Mais le fait est qu’au cours des dernières décennies, bon nombre de brillantes solutions « que tout le monde connaissait » sont mortes et ont été enterrées discrètement avant même d’avoir été testées.

Une constante : quand une solution nécessite un changement de culture (dans un établissement ou au Ministère, par exemple) ou vient chatouiller d’un peu trop près les plus ardents défenseurs du corporatisme, elle… disparaît !

Prenons le cas des infirmières praticiennes spécialisées, parce qu’il est tellement symbolique des blocages liés aux luttes de pouvoir au sein du système.

On sait que le problème des urgences est en bonne partie celui de la faiblesse de la première ligne (c’est-à-dire la porte d’entrée du réseau, comme les GMF et les CLSC).

Lisez notre éditorial « Les urgences ne débordent pas »

On sait aussi que davantage de patients doivent être pris en charge par d’autres professionnels de la santé que les médecins en première ligne. C’était au cœur du rapport – visionnaire – sur la santé de Michel Clair, publié en… en 2001 !

On sait donc depuis longtemps que les infirmières devaient prendre du galon. Pourtant, on n’a jamais véritablement maximisé leur contribution dans les services de première ligne.

L’an dernier, deux décennies après le rapport Clair, on a enfin donné plus de pouvoir aux infirmières praticiennes spécialisées — avec l’entrée en vigueur de la loi 6. Mais cette autonomie, ni ces infirmières ni le système de santé n’en profitent encore pleinement.

Alors qu’en Ontario, il y a de nombreuses cliniques « dirigées par du personnel infirmier praticien », ce modèle n’existe pas encore ici (même si deux cliniques de Québec s’en rapprochent).

Voyons voir si celles qui sont prévues à Montréal vont vraiment permettre aux infirmières d’être autonomes et d’assurer la prise en charge de patients en première ligne. Ça donnerait un coup de pouce aux urgences et ça servirait de modèle pour la suite des choses.

Parlant d’urgences, les infirmières praticiennes spécialisées pourraient aussi y être mises à contribution. Cette idée-là non plus n’est pas nouvelle.

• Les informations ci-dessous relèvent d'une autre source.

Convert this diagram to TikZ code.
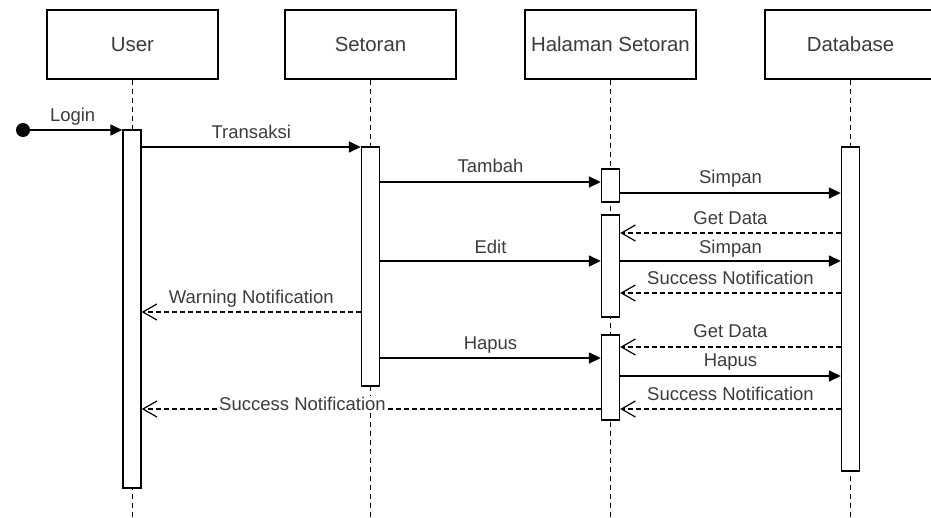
\documentclass[tikz,border=0pt]{standalone}
\usepackage{fontspec}
\setmainfont{Liberation Sans}
\usetikzlibrary{arrows.meta}
\definecolor{txtc}{RGB}{60,60,60}
\tikzset{
  actor/.style={draw, line width=1.4pt, fill=white, minimum width=171pt, minimum height=69pt,
    inner sep=0pt, text height=14.6pt, text depth=0pt, text=txtc, font=\fontsize{20.4}{24}\selectfont},
  bar/.style={draw, line width=1.4pt, fill=white, minimum width=18pt, inner sep=0pt},
  life/.style={line width=1.2pt, dash pattern=on 5pt off 4pt},
  msg/.style={line width=1.5pt, -{Triangle[length=12pt,width=11pt]}},
  ret/.style={line width=1.2pt, dash pattern=on 4.5pt off 3.5pt, -{Straight Barb[length=14pt,width=16pt,line width=1.2pt]}},
  lbl/.style={inner sep=0pt, text height=13.2pt, text depth=0pt, text=txtc, font=\fontsize{18.5}{22}\selectfont},
}
\begin{document}
\begin{tikzpicture}[x=1pt,y=-1pt]
\useasboundingbox (0,0) rectangle (931,517);
% participants
\node[actor] (u) at (132.5,44.5) {User};
\node[actor] (s) at (370.5,44.5) {Setoran};
\node[actor] (h) at (610.5,44.5) {Halaman Setoran};
\node[actor] (d) at (850.5,44.5) {Database};
% lifeline ends
\coordinate (ue) at (132.5,517);
\coordinate (se) at (370.5,517);
\coordinate (he) at (610.5,517);
\coordinate (de) at (850.5,517);
\draw[life] (u.south) -- (ue);
\draw[life] (s.south) -- (se);
\draw[life] (h.south) -- (he);
\draw[life] (d.south) -- (de);
% activation bars
\node[bar, minimum height=358pt] (ub) at (132,309) {};
\node[bar, minimum height=239pt] (sb) at (370.5,266.5) {};
\node[bar, minimum height=33pt] (hb1) at (610.5,185.5) {};
\node[bar, minimum height=102pt] (hb2) at (610.5,266) {};
\node[bar, minimum height=85pt] (hb3) at (610.5,377.5) {};
\node[bar, minimum height=324pt] (db) at (850.5,309) {};
% message rows
\coordinate (y2) at (0,147);
\coordinate (y3) at (0,182);
\coordinate (y4) at (0,193);
\coordinate (y5) at (0,233);
\coordinate (y6) at (0,261);
\coordinate (y7) at (0,293);
\coordinate (y8) at (0,312);
\coordinate (y9) at (0,347);
\coordinate (y10) at (0,358);
\coordinate (y11) at (0,376);
\coordinate (y12) at (0,409);
% start
\node[circle, fill=black, inner sep=0pt, minimum size=14pt] (start) at (23,130) {};
\draw[msg] (start.center) -- node[lbl, midway, yshift=15pt] (l1) {Login} (ub.west |- start);
\draw[msg] (ub.east |- y2) -- node[lbl, midway, yshift=15pt] (l2) {Transaksi} (sb.west |- y2);
\draw[msg] (sb.east |- y3) -- node[lbl, midway, yshift=16.5pt] (l3) {Tambah} (hb1.west |- y3);
\draw[msg] (hb1.east |- y4) -- node[lbl, midway, yshift=16pt] (l4) {Simpan} (db.west |- y4);
\draw[ret] (db.west |- y5) -- node[lbl, midway, yshift=15pt] (l5) {Get Data} (hb2.east |- y5);
\draw[msg] (sb.east |- y6) -- node[lbl, midway, yshift=14pt] (l6) {Edit} (hb2.west |- y6);
\draw[msg] (hb2.east |- y6) -- node[lbl, midway, yshift=14pt] (l7) {Simpan} (db.west |- y6);
\draw[ret] (db.west |- y7) -- node[lbl, midway, yshift=15pt] (l8) {Success Notification} (hb2.east |- y7);
\draw[ret] (sb.west |- y8) -- node[lbl, midway, yshift=15pt] (l9) {Warning Notification} (ub.east |- y8);
\draw[ret] (db.west |- y9) -- node[lbl, midway, yshift=16pt] (l10) {Get Data} (hb3.east |- y9);
\draw[msg] (sb.east |- y10) -- node[lbl, midway, yshift=15pt] (l11) {Hapus} (hb3.west |- y10);
\draw[msg] (hb3.east |- y11) -- node[lbl, midway, yshift=16pt] (l12) {Hapus} (db.west |- y11);
\draw[ret] (db.west |- y12) -- node[lbl, midway, yshift=15pt] (l13) {Success Notification} (hb3.east |- y12);
\draw[ret] (hb3.west |- y12) -- (ub.east |- y12);
\node[lbl, fill=white, inner xsep=1pt, inner ysep=1pt] (l14) at (302.5,404) {Success Notification};
\end{tikzpicture}
\end{document}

Elle figure au nombre des neuf recommandations du rapport Salois (datant de 2016) intitulé Apprendre des meilleurs : étude comparative des urgences au Québec.

Consultez le rapport

Ce rapport – qui devrait être une lecture obligée pour les membres de la cellule de crise du ministre – confirmait qu’au Québec, il y a des urgences très bien gérées et d’autres, nettement moins.

Le document offrait aussi une liste de solutions pour améliorer les pratiques et processus en place dans les urgences de la province.

On ne reproduira pas ici toute la liste, mais notons que plusieurs de ces solutions n’ont jamais été implantées à la grandeur du réseau et demeurent brûlantes d’actualité.

Assurer la disponibilité des lits sur les étages lors d’un débordement à l’urgence, par exemple. Soutenir la performance dans les urgences par un financement adapté. Ou encore, définir des cibles prédéterminées pour améliorer la performance à l’urgence et suivre de manière continue leur atteinte.

Tout ça pour dire que dans notre réseau, implanter des solutions pratico-pratiques qui amélioreraient l’efficacité du système peut être aussi dur que de faire entrer un carré dans un cercle.

La résistance au changement, pour toutes sortes de bonnes et – surtout – de mauvaises raisons, est forte. Chez des professionnels de la santé. Chez des gestionnaires dans le réseau. Et au sein même du Ministère, ce que Christian Dubé a sûrement déjà constaté.

En temps de crise, par contre, cette résistance a tendance à s’atténuer.

Le ministre aurait donc tout avantage à foncer pour parvenir à faire implanter très rapidement les solutions que sa cellule de crise jugera prioritaires et à oser remettre en question les dogmes. Quitte à dire des vérités parfois désagréables, à devoir s’en prendre à certaines vaches sacrées et même à bousculer son propre ministère. Les attentes sont élevées.

Mais le ministre n’a pas à préparer de révolution. On espère, beaucoup plus prosaïquement, qu’il sera celui qui parviendra enfin à mettre en œuvre de véritables solutions.